The snowfields have already lost all their usual skiers and snowboarders from Sydney, and now they might lose Canberrans as COVID-19 creeps closer to our border and talk turns to travel bubbles.
The Jindabyne Chamber of Commerce has called on the ACT Government to include the ski fields in its regional travel bubble, saying cutting off the region would have a devastating impact.
On 23 July, ACT Health Minister Rachel Stephen-Smith announced that the ACT Government would not be introducing any new travel requirements but that they were ready to “hit the go button” on a regional travel bubble.
A hard border with NSW has been ruled out because of the number of people who commute to the ACT for work every day.

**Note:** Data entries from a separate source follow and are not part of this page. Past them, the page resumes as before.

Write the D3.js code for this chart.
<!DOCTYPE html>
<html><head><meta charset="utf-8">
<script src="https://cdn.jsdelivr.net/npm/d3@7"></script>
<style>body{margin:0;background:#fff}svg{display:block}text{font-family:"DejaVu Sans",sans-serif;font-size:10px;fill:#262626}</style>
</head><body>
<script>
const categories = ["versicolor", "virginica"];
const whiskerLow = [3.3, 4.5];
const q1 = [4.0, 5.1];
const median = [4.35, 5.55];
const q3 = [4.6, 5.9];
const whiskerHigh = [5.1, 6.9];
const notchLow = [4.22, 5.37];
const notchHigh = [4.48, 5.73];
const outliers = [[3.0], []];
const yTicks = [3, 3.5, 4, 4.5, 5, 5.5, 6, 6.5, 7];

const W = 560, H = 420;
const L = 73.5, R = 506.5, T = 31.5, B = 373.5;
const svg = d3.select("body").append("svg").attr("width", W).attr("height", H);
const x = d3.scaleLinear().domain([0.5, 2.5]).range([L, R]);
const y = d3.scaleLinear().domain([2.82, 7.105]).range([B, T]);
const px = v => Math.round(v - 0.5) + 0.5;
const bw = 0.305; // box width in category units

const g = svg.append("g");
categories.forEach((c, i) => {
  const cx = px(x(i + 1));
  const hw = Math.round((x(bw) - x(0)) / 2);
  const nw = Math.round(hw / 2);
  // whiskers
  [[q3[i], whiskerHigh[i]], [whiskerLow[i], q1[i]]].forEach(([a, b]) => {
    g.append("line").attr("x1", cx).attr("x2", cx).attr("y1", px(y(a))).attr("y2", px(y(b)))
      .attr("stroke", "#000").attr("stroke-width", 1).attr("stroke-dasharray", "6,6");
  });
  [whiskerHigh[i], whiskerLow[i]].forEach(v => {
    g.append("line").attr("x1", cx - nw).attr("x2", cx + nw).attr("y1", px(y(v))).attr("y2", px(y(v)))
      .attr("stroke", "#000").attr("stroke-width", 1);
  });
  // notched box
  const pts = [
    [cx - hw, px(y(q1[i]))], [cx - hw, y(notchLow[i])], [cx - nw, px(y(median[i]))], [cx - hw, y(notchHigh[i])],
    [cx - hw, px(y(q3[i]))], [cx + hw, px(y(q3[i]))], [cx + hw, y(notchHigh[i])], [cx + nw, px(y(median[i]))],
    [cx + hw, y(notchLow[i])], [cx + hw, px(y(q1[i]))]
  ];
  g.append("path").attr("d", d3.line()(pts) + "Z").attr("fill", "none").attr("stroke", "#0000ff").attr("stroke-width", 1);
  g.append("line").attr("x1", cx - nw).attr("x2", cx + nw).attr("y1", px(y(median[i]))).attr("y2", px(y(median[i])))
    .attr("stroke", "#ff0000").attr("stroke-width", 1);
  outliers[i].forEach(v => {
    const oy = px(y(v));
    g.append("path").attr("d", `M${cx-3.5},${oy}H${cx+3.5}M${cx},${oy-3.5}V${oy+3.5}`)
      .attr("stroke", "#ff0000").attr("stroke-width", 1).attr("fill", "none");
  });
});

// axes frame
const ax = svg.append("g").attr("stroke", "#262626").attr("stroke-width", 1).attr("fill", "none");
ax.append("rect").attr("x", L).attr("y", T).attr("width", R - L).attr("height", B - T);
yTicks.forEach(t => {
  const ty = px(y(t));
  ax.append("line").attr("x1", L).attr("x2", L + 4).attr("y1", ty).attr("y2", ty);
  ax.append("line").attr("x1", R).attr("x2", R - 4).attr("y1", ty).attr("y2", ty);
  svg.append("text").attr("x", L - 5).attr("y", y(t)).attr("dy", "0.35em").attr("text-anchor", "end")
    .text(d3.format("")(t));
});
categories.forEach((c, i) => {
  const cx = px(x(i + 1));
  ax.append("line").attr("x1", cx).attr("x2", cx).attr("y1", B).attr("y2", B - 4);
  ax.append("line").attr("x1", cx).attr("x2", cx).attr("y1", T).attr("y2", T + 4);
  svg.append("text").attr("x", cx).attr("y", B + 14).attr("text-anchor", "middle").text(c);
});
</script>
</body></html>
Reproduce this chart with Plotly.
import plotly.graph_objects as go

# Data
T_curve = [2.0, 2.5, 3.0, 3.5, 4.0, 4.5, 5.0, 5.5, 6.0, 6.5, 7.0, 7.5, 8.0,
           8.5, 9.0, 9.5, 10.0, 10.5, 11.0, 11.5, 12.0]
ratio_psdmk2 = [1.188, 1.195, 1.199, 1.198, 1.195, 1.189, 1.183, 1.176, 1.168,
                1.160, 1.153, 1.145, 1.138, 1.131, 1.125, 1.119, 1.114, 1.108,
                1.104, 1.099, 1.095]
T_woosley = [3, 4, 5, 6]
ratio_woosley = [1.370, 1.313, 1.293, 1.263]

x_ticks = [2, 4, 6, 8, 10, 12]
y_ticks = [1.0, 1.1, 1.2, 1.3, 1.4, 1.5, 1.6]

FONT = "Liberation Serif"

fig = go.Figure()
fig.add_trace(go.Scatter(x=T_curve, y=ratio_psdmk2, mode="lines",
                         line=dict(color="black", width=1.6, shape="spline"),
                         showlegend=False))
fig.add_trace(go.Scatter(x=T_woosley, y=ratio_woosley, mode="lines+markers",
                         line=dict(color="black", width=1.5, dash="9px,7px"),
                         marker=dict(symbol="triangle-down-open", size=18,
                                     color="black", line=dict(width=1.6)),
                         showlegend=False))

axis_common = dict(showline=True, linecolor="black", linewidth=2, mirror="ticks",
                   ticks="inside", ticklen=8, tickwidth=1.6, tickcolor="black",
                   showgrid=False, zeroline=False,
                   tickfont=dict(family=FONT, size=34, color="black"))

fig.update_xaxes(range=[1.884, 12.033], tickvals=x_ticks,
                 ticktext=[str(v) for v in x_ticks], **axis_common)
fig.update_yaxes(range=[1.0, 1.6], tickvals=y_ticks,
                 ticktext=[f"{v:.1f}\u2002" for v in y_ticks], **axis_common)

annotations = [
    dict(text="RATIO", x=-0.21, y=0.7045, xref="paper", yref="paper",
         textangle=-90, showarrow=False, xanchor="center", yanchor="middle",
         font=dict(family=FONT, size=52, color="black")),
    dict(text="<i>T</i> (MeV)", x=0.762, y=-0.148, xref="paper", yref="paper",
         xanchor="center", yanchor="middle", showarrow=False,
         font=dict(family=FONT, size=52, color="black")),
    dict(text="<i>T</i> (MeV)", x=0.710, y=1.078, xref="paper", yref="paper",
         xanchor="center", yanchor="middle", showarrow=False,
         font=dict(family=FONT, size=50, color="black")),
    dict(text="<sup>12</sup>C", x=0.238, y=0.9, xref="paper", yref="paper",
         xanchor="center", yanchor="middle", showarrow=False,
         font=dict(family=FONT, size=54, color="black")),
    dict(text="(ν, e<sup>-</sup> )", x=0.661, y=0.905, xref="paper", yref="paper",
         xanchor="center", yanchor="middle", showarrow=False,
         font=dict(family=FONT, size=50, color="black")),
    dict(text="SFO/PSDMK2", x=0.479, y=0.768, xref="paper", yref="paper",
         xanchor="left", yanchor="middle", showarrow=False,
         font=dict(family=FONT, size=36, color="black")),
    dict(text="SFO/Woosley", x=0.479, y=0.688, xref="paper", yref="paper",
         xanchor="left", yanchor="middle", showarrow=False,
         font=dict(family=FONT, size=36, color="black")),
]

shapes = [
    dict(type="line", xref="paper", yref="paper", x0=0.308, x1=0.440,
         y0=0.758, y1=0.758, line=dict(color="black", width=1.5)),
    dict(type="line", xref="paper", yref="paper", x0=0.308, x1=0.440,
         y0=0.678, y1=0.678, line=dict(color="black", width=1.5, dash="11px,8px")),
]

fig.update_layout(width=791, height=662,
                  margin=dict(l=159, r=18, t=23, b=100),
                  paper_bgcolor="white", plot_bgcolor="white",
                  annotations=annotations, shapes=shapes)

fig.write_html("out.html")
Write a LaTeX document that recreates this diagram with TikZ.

The number of essential workers moving between areas would define the edges of the bubble. As it stands, it would likely extend 100 km beyond the ACT border and would include Queanbeyan-Palerang, Yass, Murrumbatemen, Sutton and Gunning.
NSW residents would still be able to come into the ACT for essential work, school and study, medical and health needs, and compassionate grounds, among other conditions of entry.
Ms Stephen-Smith added that this meant it would be unlikely the alpine towns of Thredbo, Perisher, and Jindabyne would make the cut.
This would be a body blow to the sector which was ready to capitalise on an above-average snow season.
Resorts in Thredbo and Perisher hoped for a bumper season despite operating at around 75 per cent capacity given the then-current COVID-19 restrictions. This was an improvement on the 50 per cent capacity restrictions of last year.
Then, just as school holidays were about to start, Greater Sydney was plunged into lockdown. This meant nearly two-thirds of the snow’s usual tourists couldn’t travel.
It still proved a temptation too irresistible for some.
Last weekend, a family from Greater Western Sydney copped a $2,000 fine after travelling to Thredbo to go skiing. Earlier, a skier was caught on the snowfields, fined and told to isolate for 14 days at his accommodation in Jindabyne.
Canberrans, however, have made the most of the quieter slopes and come in droves.
Region Media spoke to a worker in a Jindabyne ski hire shop who said, “We’re definitely getting a lot of Canberrans this season, and it would be a big blow if they stopped coming”.
Ms Stephen-Smith said conversations continued with local councils in the region to ensure residents can maintain day-to-day travel while stronger restrictions may be put in place for people coming from further afield.